Short exercise: Copy the records below word for word, from the first line through the line that contains "import * as d3 from 'd3';", and leave out any pictures.

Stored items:

════════════════════

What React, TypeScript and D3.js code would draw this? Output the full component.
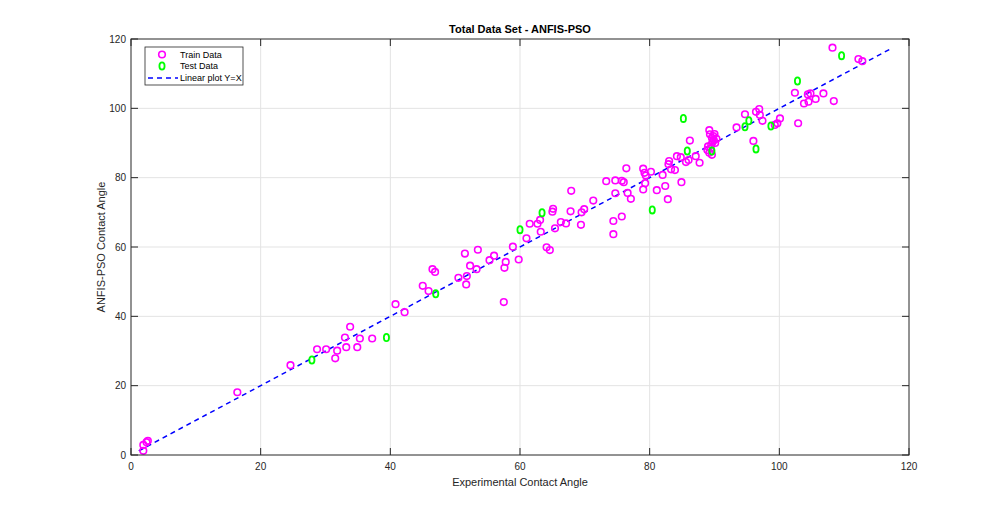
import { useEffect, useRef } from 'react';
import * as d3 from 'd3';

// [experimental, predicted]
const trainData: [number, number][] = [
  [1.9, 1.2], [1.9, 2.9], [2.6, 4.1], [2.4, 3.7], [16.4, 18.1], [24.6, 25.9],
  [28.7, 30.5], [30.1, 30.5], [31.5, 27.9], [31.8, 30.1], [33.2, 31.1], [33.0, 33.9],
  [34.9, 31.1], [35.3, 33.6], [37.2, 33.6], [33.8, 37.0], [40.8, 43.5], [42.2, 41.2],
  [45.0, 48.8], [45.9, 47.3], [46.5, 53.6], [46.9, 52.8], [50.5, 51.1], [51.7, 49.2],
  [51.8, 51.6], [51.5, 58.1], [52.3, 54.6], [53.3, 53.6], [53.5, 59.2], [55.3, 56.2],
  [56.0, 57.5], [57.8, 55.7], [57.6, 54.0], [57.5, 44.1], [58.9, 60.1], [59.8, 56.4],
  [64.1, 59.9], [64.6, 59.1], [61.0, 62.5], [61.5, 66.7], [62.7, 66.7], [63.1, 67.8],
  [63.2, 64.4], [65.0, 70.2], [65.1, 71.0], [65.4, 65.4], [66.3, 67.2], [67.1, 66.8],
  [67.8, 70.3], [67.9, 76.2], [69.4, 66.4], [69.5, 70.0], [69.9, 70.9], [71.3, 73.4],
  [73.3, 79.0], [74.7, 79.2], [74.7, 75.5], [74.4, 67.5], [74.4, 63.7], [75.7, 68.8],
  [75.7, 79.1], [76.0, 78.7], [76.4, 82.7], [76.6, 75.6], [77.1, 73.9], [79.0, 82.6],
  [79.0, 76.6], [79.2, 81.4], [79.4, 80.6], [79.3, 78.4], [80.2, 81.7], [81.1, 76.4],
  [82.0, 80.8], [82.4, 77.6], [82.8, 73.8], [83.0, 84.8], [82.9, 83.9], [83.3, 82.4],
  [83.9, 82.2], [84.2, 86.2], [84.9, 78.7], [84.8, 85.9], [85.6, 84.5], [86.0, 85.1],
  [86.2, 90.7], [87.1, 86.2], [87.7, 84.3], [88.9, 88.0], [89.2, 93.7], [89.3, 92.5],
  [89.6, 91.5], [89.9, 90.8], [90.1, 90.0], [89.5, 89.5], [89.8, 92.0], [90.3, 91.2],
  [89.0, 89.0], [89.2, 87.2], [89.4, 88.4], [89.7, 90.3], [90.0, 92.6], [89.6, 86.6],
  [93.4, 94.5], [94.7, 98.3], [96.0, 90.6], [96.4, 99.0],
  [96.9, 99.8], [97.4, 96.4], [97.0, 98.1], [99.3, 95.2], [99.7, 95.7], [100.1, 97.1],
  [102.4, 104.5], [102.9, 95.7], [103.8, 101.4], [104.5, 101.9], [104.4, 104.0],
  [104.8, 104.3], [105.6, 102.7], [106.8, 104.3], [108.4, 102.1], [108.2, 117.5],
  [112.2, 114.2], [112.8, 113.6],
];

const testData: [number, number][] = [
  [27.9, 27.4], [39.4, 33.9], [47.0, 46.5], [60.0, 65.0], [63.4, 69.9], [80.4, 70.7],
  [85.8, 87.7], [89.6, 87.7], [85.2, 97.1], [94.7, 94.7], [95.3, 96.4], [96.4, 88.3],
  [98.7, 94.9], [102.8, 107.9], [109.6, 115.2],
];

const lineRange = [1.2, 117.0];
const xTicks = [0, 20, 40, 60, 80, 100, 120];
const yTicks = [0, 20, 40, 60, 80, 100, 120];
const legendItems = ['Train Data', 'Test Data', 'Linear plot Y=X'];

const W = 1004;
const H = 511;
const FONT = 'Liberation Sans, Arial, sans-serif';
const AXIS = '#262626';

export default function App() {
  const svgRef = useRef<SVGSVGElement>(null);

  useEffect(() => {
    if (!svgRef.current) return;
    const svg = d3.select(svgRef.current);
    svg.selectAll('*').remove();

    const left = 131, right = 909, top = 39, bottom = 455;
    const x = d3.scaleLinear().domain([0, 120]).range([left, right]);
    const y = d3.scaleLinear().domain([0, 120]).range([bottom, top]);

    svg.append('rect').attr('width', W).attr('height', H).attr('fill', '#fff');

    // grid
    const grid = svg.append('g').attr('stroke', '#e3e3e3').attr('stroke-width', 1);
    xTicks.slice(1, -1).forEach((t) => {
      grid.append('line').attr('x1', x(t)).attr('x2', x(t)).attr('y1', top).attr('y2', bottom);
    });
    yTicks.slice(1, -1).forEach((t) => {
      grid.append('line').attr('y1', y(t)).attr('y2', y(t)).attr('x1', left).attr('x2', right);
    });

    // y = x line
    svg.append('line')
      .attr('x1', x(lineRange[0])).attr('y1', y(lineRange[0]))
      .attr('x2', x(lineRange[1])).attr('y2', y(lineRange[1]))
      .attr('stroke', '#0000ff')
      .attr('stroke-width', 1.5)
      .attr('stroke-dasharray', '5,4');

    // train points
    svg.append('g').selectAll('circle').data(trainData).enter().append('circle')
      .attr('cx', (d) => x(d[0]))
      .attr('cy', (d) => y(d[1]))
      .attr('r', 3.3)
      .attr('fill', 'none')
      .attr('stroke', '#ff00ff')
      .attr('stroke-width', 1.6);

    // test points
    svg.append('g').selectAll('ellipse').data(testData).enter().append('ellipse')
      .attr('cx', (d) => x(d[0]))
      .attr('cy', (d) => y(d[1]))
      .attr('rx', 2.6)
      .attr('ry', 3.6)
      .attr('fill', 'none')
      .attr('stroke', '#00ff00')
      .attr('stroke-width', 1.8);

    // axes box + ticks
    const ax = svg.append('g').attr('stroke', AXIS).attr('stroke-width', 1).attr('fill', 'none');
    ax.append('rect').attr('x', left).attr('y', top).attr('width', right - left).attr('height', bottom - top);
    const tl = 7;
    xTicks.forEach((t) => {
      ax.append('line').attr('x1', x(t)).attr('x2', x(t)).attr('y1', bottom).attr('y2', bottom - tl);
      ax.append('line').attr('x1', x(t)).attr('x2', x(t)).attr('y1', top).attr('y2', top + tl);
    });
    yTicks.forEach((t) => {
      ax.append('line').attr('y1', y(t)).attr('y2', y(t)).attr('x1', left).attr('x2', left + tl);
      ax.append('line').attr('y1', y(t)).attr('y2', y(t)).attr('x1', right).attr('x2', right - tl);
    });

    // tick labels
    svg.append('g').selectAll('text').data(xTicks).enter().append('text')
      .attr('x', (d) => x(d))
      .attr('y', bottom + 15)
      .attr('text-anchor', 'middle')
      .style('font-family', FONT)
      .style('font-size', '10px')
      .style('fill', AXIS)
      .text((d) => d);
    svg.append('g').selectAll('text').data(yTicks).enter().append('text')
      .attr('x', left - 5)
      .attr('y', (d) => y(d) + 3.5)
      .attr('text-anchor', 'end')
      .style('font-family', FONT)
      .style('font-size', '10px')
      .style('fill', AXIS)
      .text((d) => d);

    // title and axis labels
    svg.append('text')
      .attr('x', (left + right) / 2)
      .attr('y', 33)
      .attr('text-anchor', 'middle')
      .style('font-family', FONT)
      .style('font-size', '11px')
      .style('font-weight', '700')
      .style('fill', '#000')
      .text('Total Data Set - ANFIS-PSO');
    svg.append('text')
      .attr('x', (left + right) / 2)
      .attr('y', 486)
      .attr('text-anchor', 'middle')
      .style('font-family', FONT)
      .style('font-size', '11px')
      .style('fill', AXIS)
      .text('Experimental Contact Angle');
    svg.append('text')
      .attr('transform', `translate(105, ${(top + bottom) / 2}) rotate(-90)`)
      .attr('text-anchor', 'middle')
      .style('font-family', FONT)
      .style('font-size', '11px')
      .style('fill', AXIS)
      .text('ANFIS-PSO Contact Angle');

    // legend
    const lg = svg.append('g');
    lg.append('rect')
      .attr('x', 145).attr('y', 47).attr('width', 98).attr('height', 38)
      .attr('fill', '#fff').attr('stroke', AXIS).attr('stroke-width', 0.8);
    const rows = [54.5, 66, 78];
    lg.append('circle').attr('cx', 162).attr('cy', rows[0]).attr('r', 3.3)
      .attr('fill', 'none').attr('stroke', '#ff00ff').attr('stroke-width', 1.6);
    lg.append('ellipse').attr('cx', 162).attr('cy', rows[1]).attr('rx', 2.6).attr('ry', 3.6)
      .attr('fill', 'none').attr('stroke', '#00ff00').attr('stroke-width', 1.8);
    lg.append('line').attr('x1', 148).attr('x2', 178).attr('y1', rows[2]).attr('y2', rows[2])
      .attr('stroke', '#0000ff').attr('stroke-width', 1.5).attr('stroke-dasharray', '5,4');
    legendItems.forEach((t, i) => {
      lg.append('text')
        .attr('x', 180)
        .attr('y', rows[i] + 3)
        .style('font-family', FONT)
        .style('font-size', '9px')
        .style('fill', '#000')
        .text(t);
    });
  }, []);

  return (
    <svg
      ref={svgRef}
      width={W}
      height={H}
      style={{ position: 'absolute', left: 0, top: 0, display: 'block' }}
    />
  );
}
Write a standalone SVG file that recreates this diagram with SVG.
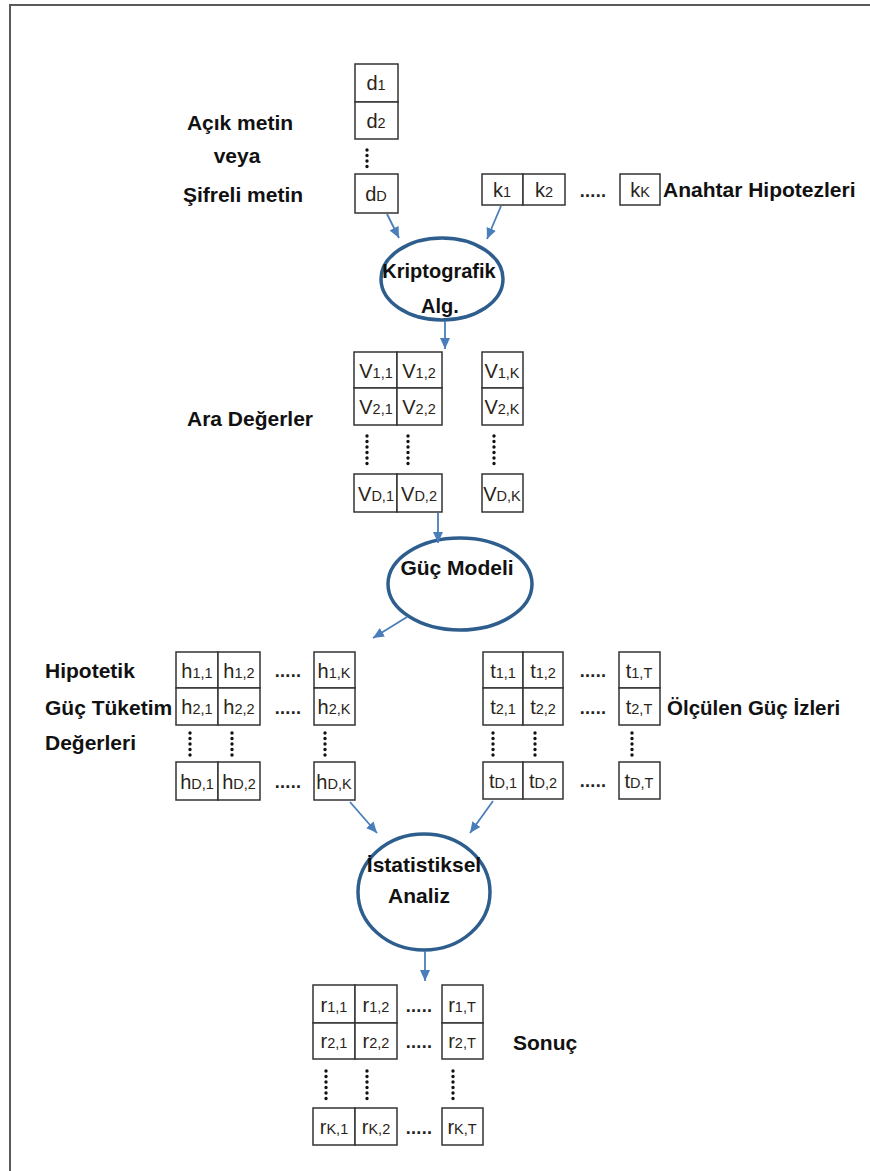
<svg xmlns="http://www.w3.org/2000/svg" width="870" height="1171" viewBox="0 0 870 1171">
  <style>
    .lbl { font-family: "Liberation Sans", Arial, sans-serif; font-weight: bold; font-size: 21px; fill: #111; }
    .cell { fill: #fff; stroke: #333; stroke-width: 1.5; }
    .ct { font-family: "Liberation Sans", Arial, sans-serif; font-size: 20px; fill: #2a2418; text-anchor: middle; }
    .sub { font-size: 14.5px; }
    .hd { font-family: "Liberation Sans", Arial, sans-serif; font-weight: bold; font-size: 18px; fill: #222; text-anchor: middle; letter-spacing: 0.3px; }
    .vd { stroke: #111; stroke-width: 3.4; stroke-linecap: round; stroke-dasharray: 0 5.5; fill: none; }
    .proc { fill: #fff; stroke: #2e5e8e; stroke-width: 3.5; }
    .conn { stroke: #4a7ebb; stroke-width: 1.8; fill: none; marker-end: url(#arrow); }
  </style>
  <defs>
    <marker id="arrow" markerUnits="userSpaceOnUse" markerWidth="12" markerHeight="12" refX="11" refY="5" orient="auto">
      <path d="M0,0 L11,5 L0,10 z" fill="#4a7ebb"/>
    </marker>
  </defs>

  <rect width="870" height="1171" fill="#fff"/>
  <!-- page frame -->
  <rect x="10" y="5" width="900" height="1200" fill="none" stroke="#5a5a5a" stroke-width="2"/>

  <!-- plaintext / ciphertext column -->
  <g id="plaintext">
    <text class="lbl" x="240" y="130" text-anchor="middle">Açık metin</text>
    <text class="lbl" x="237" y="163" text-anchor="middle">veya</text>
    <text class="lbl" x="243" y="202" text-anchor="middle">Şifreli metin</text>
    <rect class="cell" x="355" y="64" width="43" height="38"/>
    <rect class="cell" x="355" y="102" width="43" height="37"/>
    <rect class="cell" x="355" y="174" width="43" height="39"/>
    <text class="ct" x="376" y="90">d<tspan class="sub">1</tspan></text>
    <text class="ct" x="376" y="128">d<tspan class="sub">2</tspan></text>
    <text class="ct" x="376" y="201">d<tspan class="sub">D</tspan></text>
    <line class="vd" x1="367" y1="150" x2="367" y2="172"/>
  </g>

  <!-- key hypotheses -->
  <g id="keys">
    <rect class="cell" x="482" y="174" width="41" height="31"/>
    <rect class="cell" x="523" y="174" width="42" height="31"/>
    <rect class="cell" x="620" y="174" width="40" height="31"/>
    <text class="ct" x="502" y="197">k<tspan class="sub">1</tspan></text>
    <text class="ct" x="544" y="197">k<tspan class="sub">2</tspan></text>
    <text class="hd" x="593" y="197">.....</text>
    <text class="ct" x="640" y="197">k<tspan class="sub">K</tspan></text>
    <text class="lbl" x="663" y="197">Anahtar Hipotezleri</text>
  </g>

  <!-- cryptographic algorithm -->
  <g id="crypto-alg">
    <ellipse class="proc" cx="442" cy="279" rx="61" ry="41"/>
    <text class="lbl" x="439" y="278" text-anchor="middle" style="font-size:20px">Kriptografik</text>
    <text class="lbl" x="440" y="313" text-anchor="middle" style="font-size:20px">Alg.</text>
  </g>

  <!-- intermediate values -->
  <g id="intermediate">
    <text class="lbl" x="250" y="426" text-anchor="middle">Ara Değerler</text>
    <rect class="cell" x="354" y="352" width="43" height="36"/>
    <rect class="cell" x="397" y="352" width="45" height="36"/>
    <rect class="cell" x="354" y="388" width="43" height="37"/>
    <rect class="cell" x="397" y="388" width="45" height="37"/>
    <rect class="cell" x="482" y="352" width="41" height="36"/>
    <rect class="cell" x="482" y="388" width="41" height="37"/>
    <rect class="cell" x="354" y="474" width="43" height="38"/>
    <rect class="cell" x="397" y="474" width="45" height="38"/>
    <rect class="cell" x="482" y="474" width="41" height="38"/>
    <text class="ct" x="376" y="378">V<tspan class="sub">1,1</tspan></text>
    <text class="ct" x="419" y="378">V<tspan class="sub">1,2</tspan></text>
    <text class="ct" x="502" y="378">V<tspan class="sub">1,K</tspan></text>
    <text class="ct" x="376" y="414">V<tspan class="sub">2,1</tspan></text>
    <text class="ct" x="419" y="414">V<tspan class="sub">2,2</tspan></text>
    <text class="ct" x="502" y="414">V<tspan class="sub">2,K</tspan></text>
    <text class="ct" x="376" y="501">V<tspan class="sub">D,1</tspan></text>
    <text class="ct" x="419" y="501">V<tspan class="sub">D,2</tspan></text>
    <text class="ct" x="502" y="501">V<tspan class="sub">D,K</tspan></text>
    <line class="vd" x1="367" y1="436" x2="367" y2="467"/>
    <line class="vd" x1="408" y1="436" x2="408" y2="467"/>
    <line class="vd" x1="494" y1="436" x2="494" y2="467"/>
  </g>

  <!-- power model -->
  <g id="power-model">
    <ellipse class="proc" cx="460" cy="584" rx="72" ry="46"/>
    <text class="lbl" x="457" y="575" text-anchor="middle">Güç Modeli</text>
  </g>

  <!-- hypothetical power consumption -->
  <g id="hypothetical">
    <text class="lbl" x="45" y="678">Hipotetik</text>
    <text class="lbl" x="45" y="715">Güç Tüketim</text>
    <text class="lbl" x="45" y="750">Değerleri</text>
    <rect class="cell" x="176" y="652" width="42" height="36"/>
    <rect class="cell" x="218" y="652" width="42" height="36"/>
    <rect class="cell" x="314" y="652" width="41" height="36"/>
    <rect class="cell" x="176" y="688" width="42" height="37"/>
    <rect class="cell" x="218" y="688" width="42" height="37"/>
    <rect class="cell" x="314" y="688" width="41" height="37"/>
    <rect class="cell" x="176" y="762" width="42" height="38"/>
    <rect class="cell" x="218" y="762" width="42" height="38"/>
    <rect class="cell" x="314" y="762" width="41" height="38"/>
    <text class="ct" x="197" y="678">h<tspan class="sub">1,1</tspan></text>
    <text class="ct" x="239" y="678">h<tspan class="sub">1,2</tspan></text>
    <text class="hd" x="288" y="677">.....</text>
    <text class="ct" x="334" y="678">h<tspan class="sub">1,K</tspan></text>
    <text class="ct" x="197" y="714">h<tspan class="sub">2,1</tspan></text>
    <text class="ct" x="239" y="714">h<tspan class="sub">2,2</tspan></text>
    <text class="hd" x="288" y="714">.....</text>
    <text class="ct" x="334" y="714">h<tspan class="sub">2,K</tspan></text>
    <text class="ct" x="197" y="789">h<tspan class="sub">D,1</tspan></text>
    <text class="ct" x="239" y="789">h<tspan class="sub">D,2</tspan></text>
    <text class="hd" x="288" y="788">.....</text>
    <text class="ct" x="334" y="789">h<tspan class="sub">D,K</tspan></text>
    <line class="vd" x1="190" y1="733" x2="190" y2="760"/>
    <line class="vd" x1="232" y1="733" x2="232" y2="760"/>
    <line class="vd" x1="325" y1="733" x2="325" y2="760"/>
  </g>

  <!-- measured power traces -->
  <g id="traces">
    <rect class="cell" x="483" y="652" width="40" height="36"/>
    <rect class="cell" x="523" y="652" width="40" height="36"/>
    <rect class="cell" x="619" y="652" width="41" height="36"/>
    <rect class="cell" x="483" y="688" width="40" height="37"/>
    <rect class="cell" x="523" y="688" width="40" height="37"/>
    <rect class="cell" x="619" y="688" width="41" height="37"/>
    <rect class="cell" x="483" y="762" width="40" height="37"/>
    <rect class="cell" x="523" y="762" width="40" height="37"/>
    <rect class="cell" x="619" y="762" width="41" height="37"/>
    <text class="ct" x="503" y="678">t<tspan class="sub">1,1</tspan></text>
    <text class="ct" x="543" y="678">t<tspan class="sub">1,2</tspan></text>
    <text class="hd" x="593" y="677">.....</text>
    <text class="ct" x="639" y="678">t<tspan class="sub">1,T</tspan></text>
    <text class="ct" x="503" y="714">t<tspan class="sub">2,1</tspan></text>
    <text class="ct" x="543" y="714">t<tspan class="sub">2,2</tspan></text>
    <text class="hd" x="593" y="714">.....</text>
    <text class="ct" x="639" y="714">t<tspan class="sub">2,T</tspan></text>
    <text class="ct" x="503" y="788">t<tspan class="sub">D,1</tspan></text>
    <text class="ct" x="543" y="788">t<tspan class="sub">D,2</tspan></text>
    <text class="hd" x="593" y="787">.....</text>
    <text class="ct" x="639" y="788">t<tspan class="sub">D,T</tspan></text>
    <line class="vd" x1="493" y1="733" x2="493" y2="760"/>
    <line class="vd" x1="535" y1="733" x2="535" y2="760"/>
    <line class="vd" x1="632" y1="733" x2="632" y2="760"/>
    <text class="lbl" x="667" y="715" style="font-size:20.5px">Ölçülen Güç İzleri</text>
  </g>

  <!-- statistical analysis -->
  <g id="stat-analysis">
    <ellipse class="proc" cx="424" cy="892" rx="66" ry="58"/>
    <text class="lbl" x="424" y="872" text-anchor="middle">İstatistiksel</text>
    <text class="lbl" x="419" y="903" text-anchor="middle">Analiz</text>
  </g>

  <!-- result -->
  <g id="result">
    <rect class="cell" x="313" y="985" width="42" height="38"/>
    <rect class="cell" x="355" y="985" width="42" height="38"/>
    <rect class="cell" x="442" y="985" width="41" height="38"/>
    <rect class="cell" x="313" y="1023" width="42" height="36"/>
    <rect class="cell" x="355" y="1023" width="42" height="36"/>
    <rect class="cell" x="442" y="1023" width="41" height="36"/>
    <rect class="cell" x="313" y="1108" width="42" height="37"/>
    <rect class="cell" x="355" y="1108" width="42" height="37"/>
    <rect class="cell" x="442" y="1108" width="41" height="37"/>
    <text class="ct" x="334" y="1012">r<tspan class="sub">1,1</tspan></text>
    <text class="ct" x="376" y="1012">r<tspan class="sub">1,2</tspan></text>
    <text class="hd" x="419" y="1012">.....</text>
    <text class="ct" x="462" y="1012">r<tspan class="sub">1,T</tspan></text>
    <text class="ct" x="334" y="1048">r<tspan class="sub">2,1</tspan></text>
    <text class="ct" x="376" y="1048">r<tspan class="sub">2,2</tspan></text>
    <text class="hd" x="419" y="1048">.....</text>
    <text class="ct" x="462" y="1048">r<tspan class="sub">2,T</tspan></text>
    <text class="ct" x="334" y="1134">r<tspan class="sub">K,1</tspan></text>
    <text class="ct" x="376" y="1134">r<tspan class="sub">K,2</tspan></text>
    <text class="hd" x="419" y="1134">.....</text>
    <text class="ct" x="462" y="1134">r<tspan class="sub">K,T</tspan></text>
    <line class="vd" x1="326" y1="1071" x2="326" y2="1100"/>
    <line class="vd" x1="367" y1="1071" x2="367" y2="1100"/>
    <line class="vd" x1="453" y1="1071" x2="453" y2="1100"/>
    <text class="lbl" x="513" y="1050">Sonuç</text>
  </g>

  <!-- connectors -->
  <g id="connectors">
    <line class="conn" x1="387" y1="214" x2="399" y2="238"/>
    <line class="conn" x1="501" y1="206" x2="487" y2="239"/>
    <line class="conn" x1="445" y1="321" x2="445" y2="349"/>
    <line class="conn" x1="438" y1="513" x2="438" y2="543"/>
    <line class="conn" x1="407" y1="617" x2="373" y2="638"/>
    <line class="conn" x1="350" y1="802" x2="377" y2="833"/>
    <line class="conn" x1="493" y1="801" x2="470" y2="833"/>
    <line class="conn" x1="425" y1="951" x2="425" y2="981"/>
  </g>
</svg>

════════════════════

Expected output:
What React, TypeScript and D3.js code would draw this? Output the full component.
import { useEffect, useRef } from 'react';
import * as d3 from 'd3';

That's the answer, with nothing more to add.